Written exercise
Give the data below again exactly as written, without its pictures.

Recorded data
···
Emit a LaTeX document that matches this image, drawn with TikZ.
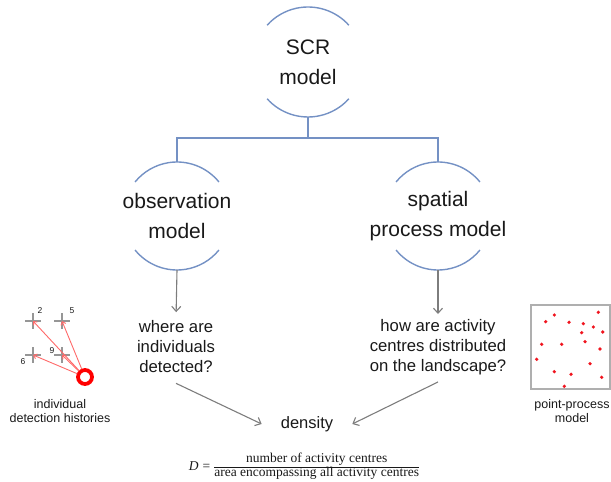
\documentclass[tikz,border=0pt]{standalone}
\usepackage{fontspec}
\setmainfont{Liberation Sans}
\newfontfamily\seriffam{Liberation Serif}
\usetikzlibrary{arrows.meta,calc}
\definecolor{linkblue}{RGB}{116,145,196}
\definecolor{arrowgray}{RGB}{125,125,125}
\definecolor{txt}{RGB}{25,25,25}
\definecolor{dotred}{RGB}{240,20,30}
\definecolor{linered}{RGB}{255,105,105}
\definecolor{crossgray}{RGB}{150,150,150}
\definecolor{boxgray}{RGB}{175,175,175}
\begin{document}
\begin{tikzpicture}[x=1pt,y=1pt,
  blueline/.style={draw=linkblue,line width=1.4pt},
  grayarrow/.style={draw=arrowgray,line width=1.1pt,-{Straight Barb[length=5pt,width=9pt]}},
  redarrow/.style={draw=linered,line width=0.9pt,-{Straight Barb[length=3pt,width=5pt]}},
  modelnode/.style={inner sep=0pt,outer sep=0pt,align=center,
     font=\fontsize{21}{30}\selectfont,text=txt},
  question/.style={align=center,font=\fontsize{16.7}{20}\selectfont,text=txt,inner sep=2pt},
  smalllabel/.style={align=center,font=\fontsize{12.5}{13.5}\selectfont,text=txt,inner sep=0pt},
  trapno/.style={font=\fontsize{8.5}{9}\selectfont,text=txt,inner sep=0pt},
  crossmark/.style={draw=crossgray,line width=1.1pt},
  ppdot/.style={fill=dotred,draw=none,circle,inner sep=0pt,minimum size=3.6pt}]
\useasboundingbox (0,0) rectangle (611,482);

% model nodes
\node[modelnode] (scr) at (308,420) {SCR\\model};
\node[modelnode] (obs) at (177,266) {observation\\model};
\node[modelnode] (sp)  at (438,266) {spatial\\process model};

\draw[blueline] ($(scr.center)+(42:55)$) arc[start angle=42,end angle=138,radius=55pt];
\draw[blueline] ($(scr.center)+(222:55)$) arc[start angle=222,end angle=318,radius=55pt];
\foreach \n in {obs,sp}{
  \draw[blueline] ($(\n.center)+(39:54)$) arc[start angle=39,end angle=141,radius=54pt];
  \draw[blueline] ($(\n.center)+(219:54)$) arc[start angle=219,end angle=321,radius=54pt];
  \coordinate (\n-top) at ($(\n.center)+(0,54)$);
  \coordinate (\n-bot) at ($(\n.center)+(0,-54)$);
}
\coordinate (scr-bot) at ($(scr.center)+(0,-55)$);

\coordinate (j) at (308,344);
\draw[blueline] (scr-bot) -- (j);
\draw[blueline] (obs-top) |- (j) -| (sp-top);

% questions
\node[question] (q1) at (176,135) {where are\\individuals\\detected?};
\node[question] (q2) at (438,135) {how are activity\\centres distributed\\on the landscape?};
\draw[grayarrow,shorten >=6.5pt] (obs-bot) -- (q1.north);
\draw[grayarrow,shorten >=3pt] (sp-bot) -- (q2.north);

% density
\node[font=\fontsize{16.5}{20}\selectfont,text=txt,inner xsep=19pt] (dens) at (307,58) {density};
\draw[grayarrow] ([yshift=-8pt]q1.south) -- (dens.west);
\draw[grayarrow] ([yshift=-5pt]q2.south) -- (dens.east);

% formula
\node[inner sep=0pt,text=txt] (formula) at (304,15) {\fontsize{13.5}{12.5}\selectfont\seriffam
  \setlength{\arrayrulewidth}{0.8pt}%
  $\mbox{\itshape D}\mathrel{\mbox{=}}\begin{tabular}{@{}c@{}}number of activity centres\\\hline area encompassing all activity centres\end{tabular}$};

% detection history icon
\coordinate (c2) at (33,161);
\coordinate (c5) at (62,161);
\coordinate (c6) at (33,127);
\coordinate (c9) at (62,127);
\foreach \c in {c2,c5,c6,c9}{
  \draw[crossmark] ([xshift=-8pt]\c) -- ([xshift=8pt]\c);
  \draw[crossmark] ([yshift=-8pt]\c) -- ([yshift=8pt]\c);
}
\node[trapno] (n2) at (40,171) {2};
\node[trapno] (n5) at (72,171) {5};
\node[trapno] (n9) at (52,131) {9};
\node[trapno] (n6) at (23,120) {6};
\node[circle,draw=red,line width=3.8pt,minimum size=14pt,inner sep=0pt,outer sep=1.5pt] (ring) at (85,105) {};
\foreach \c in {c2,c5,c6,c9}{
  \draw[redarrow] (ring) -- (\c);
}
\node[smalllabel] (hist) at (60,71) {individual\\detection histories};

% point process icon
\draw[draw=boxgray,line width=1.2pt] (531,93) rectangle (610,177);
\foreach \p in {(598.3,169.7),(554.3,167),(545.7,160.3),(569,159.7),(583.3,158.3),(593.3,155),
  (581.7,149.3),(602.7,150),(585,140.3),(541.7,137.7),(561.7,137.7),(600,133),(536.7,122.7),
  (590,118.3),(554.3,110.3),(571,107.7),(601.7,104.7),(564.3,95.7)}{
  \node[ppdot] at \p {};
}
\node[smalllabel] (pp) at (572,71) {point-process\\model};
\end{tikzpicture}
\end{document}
···
Solved exercise
Emit a LaTeX document that matches this image, drawn with TikZ.
\documentclass[tikz,border=0pt]{standalone}
\usepackage{fontspec}
\setmainfont{Liberation Sans}
\newfontfamily\seriffam{Liberation Serif}
\usetikzlibrary{arrows.meta,calc}
\definecolor{linkblue}{RGB}{116,145,196}
\definecolor{arrowgray}{RGB}{125,125,125}
\definecolor{txt}{RGB}{25,25,25}
\definecolor{dotred}{RGB}{240,20,30}
\definecolor{linered}{RGB}{255,105,105}
\definecolor{crossgray}{RGB}{150,150,150}
\definecolor{boxgray}{RGB}{175,175,175}
\begin{document}
\begin{tikzpicture}[x=1pt,y=1pt,
  blueline/.style={draw=linkblue,line width=1.4pt},
  grayarrow/.style={draw=arrowgray,line width=1.1pt,-{Straight Barb[length=5pt,width=9pt]}},
  redarrow/.style={draw=linered,line width=0.9pt,-{Straight Barb[length=3pt,width=5pt]}},
  modelnode/.style={inner sep=0pt,outer sep=0pt,align=center,
     font=\fontsize{21}{30}\selectfont,text=txt},
  question/.style={align=center,font=\fontsize{16.7}{20}\selectfont,text=txt,inner sep=2pt},
  smalllabel/.style={align=center,font=\fontsize{12.5}{13.5}\selectfont,text=txt,inner sep=0pt},
  trapno/.style={font=\fontsize{8.5}{9}\selectfont,text=txt,inner sep=0pt},
  crossmark/.style={draw=crossgray,line width=1.1pt},
  ppdot/.style={fill=dotred,draw=none,circle,inner sep=0pt,minimum size=3.6pt}]
\useasboundingbox (0,0) rectangle (611,482);

% model nodes
\node[modelnode] (scr) at (308,420) {SCR\\model};
\node[modelnode] (obs) at (177,266) {observation\\model};
\node[modelnode] (sp)  at (438,266) {spatial\\process model};

\draw[blueline] ($(scr.center)+(42:55)$) arc[start angle=42,end angle=138,radius=55pt];
\draw[blueline] ($(scr.center)+(222:55)$) arc[start angle=222,end angle=318,radius=55pt];
\foreach \n in {obs,sp}{
  \draw[blueline] ($(\n.center)+(39:54)$) arc[start angle=39,end angle=141,radius=54pt];
  \draw[blueline] ($(\n.center)+(219:54)$) arc[start angle=219,end angle=321,radius=54pt];
  \coordinate (\n-top) at ($(\n.center)+(0,54)$);
  \coordinate (\n-bot) at ($(\n.center)+(0,-54)$);
}
\coordinate (scr-bot) at ($(scr.center)+(0,-55)$);

\coordinate (j) at (308,344);
\draw[blueline] (scr-bot) -- (j);
\draw[blueline] (obs-top) |- (j) -| (sp-top);

% questions
\node[question] (q1) at (176,135) {where are\\individuals\\detected?};
\node[question] (q2) at (438,135) {how are activity\\centres distributed\\on the landscape?};
\draw[grayarrow,shorten >=6.5pt] (obs-bot) -- (q1.north);
\draw[grayarrow,shorten >=3pt] (sp-bot) -- (q2.north);

% density
\node[font=\fontsize{16.5}{20}\selectfont,text=txt,inner xsep=19pt] (dens) at (307,58) {density};
\draw[grayarrow] ([yshift=-8pt]q1.south) -- (dens.west);
\draw[grayarrow] ([yshift=-5pt]q2.south) -- (dens.east);

% formula
\node[inner sep=0pt,text=txt] (formula) at (304,15) {\fontsize{13.5}{12.5}\selectfont\seriffam
  \setlength{\arrayrulewidth}{0.8pt}%
  $\mbox{\itshape D}\mathrel{\mbox{=}}\begin{tabular}{@{}c@{}}number of activity centres\\\hline area encompassing all activity centres\end{tabular}$};

% detection history icon
\coordinate (c2) at (33,161);
\coordinate (c5) at (62,161);
\coordinate (c6) at (33,127);
\coordinate (c9) at (62,127);
\foreach \c in {c2,c5,c6,c9}{
  \draw[crossmark] ([xshift=-8pt]\c) -- ([xshift=8pt]\c);
  \draw[crossmark] ([yshift=-8pt]\c) -- ([yshift=8pt]\c);
}
\node[trapno] (n2) at (40,171) {2};
\node[trapno] (n5) at (72,171) {5};
\node[trapno] (n9) at (52,131) {9};
\node[trapno] (n6) at (23,120) {6};
\node[circle,draw=red,line width=3.8pt,minimum size=14pt,inner sep=0pt,outer sep=1.5pt] (ring) at (85,105) {};
\foreach \c in {c2,c5,c6,c9}{
  \draw[redarrow] (ring) -- (\c);
}
\node[smalllabel] (hist) at (60,71) {individual\\detection histories};

% point process icon
\draw[draw=boxgray,line width=1.2pt] (531,93) rectangle (610,177);
\foreach \p in {(598.3,169.7),(554.3,167),(545.7,160.3),(569,159.7),(583.3,158.3),(593.3,155),
  (581.7,149.3),(602.7,150),(585,140.3),(541.7,137.7),(561.7,137.7),(600,133),(536.7,122.7),
  (590,118.3),(554.3,110.3),(571,107.7),(601.7,104.7),(564.3,95.7)}{
  \node[ppdot] at \p {};
}
\node[smalllabel] (pp) at (572,71) {point-process\\model};
\end{tikzpicture}
\end{document}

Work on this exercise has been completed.